Copy each line that has the string "this" somewhere in it.

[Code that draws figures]
- - -
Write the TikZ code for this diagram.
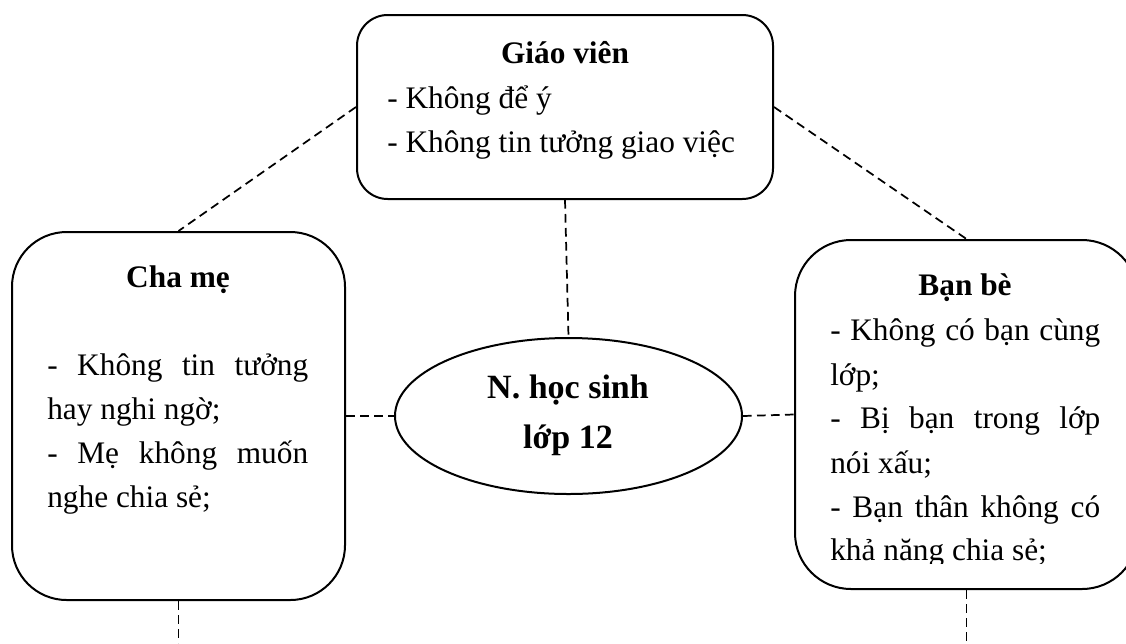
\documentclass[tikz,border=0pt]{standalone}
\usepackage{fontspec}
\setmainfont{Liberation Serif}
\usetikzlibrary{shapes.geometric}
\begin{document}
\begin{tikzpicture}[x=0.75pt,y=-0.75pt,
  box/.style={draw,line width=1.5pt,rectangle,inner sep=0pt},
  oval/.style={draw,line width=1.5pt,ellipse,inner sep=0pt,
    minimum width=260.25pt,minimum height=117pt},
  link/.style={line width=1.3pt,dash pattern=on 6.5pt off 4pt},
  txt/.style={inner sep=0pt,anchor=base west,font=\fontsize{23.5}{28}\selectfont},
  ttl/.style={inner sep=0pt,anchor=base,font=\fontsize{23.5}{28}\selectfont\bfseries},
  core/.style={inner sep=0pt,anchor=base,font=\fontsize{25.5}{30}\selectfont\bfseries}]
\useasboundingbox (0,0) rectangle (1126,643);

% boxes
\node[box,rounded corners=23pt,minimum width=312pt,minimum height=138pt] (T) at (565,107) {};
\node[box,rounded corners=41pt,minimum width=249.75pt,minimum height=276pt] (L) at (178.5,416) {};
\node[box,rounded corners=42pt,minimum width=257.25pt,minimum height=261.75pt] (R) at (966.5,414.5) {};
\node[oval] (E) at (568.5,416) {};

% connectors
\coordinate (Lend) at (178.5,643);
\coordinate (Rend) at (966.5,643);
\draw[link] (T.south) -- (E.north);
\draw[link] (L.east) -- (E.west);
\draw[link] (E.east) -- (R.west);
\draw[link] (T.west) -- (L.north);
\draw[link] (T.east) -- (R.north);
\draw[link] (L.south) -- (Lend);
\draw[link] (R.south) -- (Rend);

% teachers
\node[ttl] (t0) at (565,63) {Giáo viên};
\node[txt] (t1) at (387,108) {- Không để ý};
\node[txt] (t2) at (387,152) {- Không tin tưởng giao việc};

% parents
\node[ttl] (l0) at (178,287) {Cha mẹ};
\node[txt] (l1) at (47,375) {\makebox[195.75pt][s]{- Không tin tưởng}};
\node[txt] (l2) at (47,419) {hay nghi ngờ;};
\node[txt] (l3) at (47,463) {\makebox[195.75pt][s]{- Mẹ không muốn}};
\node[txt] (l4) at (47,507) {nghe chia sẻ;};

% friends (text cut off at the frame's inner edge)
\node[ttl] (r0) at (965,295) {Bạn bè};
\begin{scope}
\clip (790,240) rectangle (1140,563);
\node[txt] (r1) at (830,340) {\makebox[202.5pt][s]{- Không có bạn cùng}};
\node[txt] (r2) at (830,385) {lớp;};
\node[txt] (r3) at (830,428) {\makebox[202.5pt][s]{- Bị bạn trong lớp}};
\node[txt] (r4) at (830,473) {nói xấu;};
\node[txt] (r5) at (830,517) {\makebox[202.5pt][s]{- Bạn thân không có}};
\node[txt] (r6) at (830,560) {khả năng chia sẻ;};
\end{scope}

% centre
\node[core] (e1) at (568,398) {N. học sinh};
\node[core] (e2) at (568,448) {lớp 12};
\end{tikzpicture}
\end{document}
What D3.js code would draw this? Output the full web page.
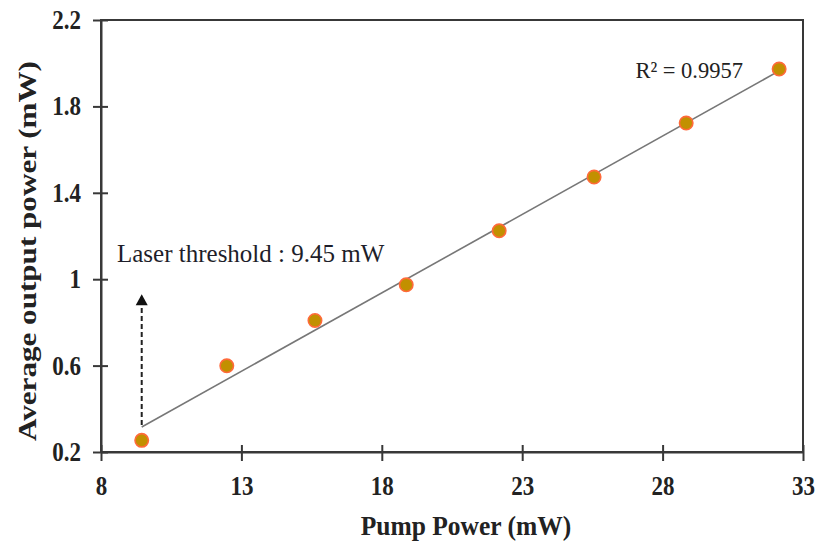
<!DOCTYPE html>
<html>
<head>
<meta charset="utf-8">
<script src="https://cdn.jsdelivr.net/npm/d3@7"></script>
<style>
  html, body { margin: 0; padding: 0; background: #fff; }
  svg { display: block; }
</style>
</head>
<body>
<svg id="chart" width="821" height="546"></svg>
<script>
const pumpPower = [9.45, 12.48, 15.62, 18.87, 22.18, 25.56, 28.84, 32.15];
const outputPower = [0.254, 0.599, 0.809, 0.974, 1.224, 1.473, 1.723, 1.973];
const xTicks = [8, 13, 18, 23, 28, 33];
const yTicks = [0.2, 0.6, 1, 1.4, 1.8, 2.2];
const thresholdX = 9.45;
const arrowTopY = 0.93;
const r2Label = "R² = 0.9957";
const thresholdLabel = "Laser threshold : 9.45 mW";

const svg = d3.select("#chart");
const margin = { left: 101, right: 18, top: 20, bottom: 94 };
const W = 821, H = 546;
const x = d3.scaleLinear().domain([8, 33]).range([margin.left, W - margin.right]);
const y = d3.scaleLinear().domain([0.2, 2.2]).range([H - margin.bottom, margin.top]);

const serif = "'Liberation Serif', 'Times New Roman', serif";
const ink = "#222";

// frame
svg.append("rect")
  .attr("x", x(8)).attr("y", y(2.2))
  .attr("width", x(33) - x(8)).attr("height", y(0.2) - y(2.2))
  .attr("fill", "none").attr("stroke", "#383838").attr("stroke-width", 2);

// axes
const xAxis = d3.axisBottom(x).tickValues(xTicks).tickSize(0).tickFormat(d3.format("d"));
const gx = svg.append("g").attr("transform", `translate(0,${y(0.2)})`).call(xAxis);
gx.select(".domain").attr("stroke", "#383838").attr("stroke-width", 2);
gx.selectAll(".tick text")
  .attr("y", 0).attr("dy", 0)
  .attr("transform", "translate(0,43) scale(1,1.15)")
  .attr("font-family", serif).attr("font-weight", "bold").attr("font-size", 23).attr("fill", ink);
gx.selectAll(".tick").append("line").attr("y1", -7).attr("y2", 9).attr("stroke", "#383838").attr("stroke-width", 2);

const yAxis = d3.axisLeft(y).tickValues(yTicks).tickSize(0).tickFormat(d => d3.format("")(d));
const gy = svg.append("g").attr("transform", `translate(${x(8)},0)`).call(yAxis);
gy.select(".domain").attr("stroke", "#383838").attr("stroke-width", 2);
gy.selectAll(".tick text")
  .attr("x", 0).attr("dy", 0).attr("text-anchor", "end")
  .attr("transform", "translate(-20,8.5) scale(1,1.15)")
  .attr("font-family", serif).attr("font-weight", "bold").attr("font-size", 23).attr("fill", ink);
gy.selectAll(".tick").append("line").attr("x1", -8).attr("x2", 7).attr("stroke", "#383838").attr("stroke-width", 2);

// regression
const n = pumpPower.length;
const mx = d3.mean(pumpPower), my = d3.mean(outputPower);
let sxy = 0, sxx = 0;
for (let i = 0; i < n; i++) { sxy += (pumpPower[i] - mx) * (outputPower[i] - my); sxx += (pumpPower[i] - mx) ** 2; }
const slope = sxy / sxx, intercept = my - slope * mx;
const fx0 = thresholdX, fx1 = pumpPower[n - 1];
svg.append("line")
  .attr("x1", x(fx0)).attr("y1", y(intercept + slope * fx0))
  .attr("x2", x(fx1)).attr("y2", y(intercept + slope * fx1))
  .attr("stroke", "#777").attr("stroke-width", 1.6);

// dashed arrow
svg.append("line")
  .attr("x1", x(thresholdX)).attr("y1", y(intercept + slope * thresholdX) - 2)
  .attr("x2", x(thresholdX)).attr("y2", y(arrowTopY) + 10)
  .attr("stroke", "#222").attr("stroke-width", 2).attr("stroke-dasharray", "5,3");
svg.append("path")
  .attr("d", `M${x(thresholdX) - 6},${y(arrowTopY) + 11} L${x(thresholdX)},${y(arrowTopY)} L${x(thresholdX) + 6},${y(arrowTopY) + 11} Z`)
  .attr("fill", "#111");

// points
svg.append("g").selectAll("circle").data(pumpPower).join("circle")
  .attr("cx", d => x(d)).attr("cy", (d, i) => y(outputPower[i]))
  .attr("r", 6.7).attr("fill", "#C29000").attr("stroke", "#FF6A3A").attr("stroke-width", 1.6);

// annotations
svg.append("text").attr("x", 117).attr("y", 262)
  .attr("font-family", serif).attr("font-size", 25).attr("fill", "#1e1e2a")
  .text(thresholdLabel);
svg.append("text").attr("x", 743).attr("y", 78).attr("text-anchor", "end")
  .attr("font-family", serif).attr("font-size", 22.5).attr("fill", ink)
  .text(r2Label);

// axis titles
svg.append("text").attr("transform", "translate(466,535) scale(1,1.06)").attr("text-anchor", "middle")
  .attr("font-family", serif).attr("font-weight", "bold").attr("font-size", 25.5).attr("fill", ink)
  .text("Pump Power (mW)");
svg.append("text").attr("transform", "translate(36,251) rotate(-90) scale(1.245,1)")
  .attr("text-anchor", "middle")
  .attr("font-family", serif).attr("font-weight", "bold").attr("font-size", 25).attr("fill", ink)
  .text("Average output power (mW)");
</script>
</body>
</html>
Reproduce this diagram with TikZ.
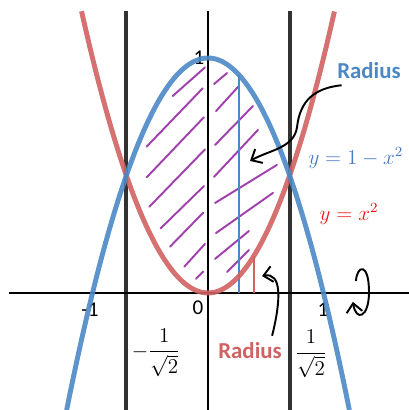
\documentclass[tikz,border=0pt]{standalone}
\usepackage[no-math]{fontspec}
\setmainfont{Carlito}
\usepackage{amsmath,amssymb}
\usepackage{xcolor}
\usetikzlibrary{arrows.meta,calc,positioning}

\definecolor{parblue}{RGB}{76,136,198}
\definecolor{parred}{RGB}{208,98,98}
\definecolor{eqblue}{RGB}{70,120,200}
\definecolor{eqred}{RGB}{240,20,20}
\definecolor{hatchpurple}{RGB}{160,64,172}
\definecolor{guidegray}{RGB}{50,50,50}

\begin{document}
\begin{tikzpicture}[x=2.31cm,y=4.7cm,
  curve/.style={line width=2.8pt,opacity=0.9},
  guide/.style={guidegray,line width=2.3pt},
  hatch/.style={hatchpurple,line width=1.1pt,line cap=round},
  pointer/.style={-{Straight Barb[length=5pt,width=9pt]},line width=1.1pt},
  lbl/.style={font=\fontsize{12}{14}\selectfont},
  radlbl/.style={font=\fontsize{13}{15}\selectfont\bfseries}]
\useasboundingbox (-1.801,-0.498) rectangle (1.740,1.2468);
\draw[guide] (-0.7071,1.2)--(-0.7071,-0.498);
\draw[guide] (0.7071,1.2)--(0.7071,-0.498);
\draw[line width=0.85pt] (-1.723,0)--(1.740,0);
\draw[line width=0.85pt] (0,1.2)--(0,-0.498);
% hatching, left half then right half
\foreach \a/\b/\c/\d in {-0.306/0.838/-0.026/0.960, -0.531/0.623/-0.046/0.871,
  -0.531/0.492/-0.035/0.748, -0.508/0.367/-0.026/0.611, -0.410/0.275/-0.035/0.455,
  -0.329/0.197/-0.041/0.342, -0.205/0.112/-0.026/0.209, -0.104/0.060/-0.041/0.091}
  \draw[hatch] (\a,\b)--(\c,\d);
\foreach \a/\b/\c/\d in {0.052/0.889/0.165/0.936, 0.069/0.774/0.260/0.877,
  0.061/0.630/0.390/0.796, 0.052/0.494/0.433/0.694, 0.061/0.383/0.597/0.545,
  0.069/0.255/0.563/0.426, 0.061/0.145/0.355/0.264, 0.165/0.089/0.355/0.183}
  \draw[hatch] (\a,\b)--(\c,\d);
\draw[parblue,line width=1.1pt] (0.268,0)--(0.268,{1-0.268^2});
\draw[parred,line width=1.1pt] (0.398,0)--(0.398,{0.398^2});
\node[lbl] (ytop) at (-0.078,1.0) {1};
\node[lbl] (orig) at (-0.087,-0.064) {0};
\node[lbl] (xneg) at (-1.022,-0.072) {-1};
\node[lbl] (xpos) at (0.996,-0.072) {1};
\draw[curve,parred,domain=-1.095:1.095,smooth,variable=\x,samples=60] plot ({\x},{\x*\x});
\draw[curve,parblue,domain=-1.224:1.224,smooth,variable=\x,samples=60] plot ({\x},{1-\x*\x});
\node[eqblue,font=\large] (eqB) at (1.281,0.574) {$y=1-x^2$};
\node[eqred,font=\large] (eqR) at (1.221,0.336) {$y=x^2$};
\node[font=\large] (negroot) at (-0.450,-0.255) {$-\dfrac{1}{\sqrt{2}}$};
\node[font=\large] (posroot) at (0.892,-0.260) {$\dfrac{1}{\sqrt{2}}$};
\node[radlbl,parblue] (radiusB) at (1.394,0.945) {Radius};
\node[radlbl,parred] (radiusR) at (0.364,-0.243) {Radius};
\coordinate (tipB) at (0.364,0.562);
\coordinate (tipR) at (0.468,0.072);
\draw[pointer] ([xshift=6pt]radiusB.south west) .. controls (0.926,0.872) and (0.797,0.821) .. (0.771,0.706)
  .. controls (0.745,0.617) and (0.537,0.609) .. (tipB);
\draw[pointer] ([xshift=-9pt]radiusR.north east) .. controls (0.632,-0.030) and (0.641,0.089) .. (tipR);
% rotation about the x-axis
\draw[pointer] (1.281,0.051) .. controls (1.290,0.119) and (1.394,0.132) .. (1.394,0.004)
  .. controls (1.394,-0.106) and (1.281,-0.123) .. (1.255,-0.038);
\end{tikzpicture}
\end{document}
- - -
Response:
Write the TikZ code for this diagram.
What D3.js code would draw this? Output the full web page.
Reproduce this diagram with TikZ.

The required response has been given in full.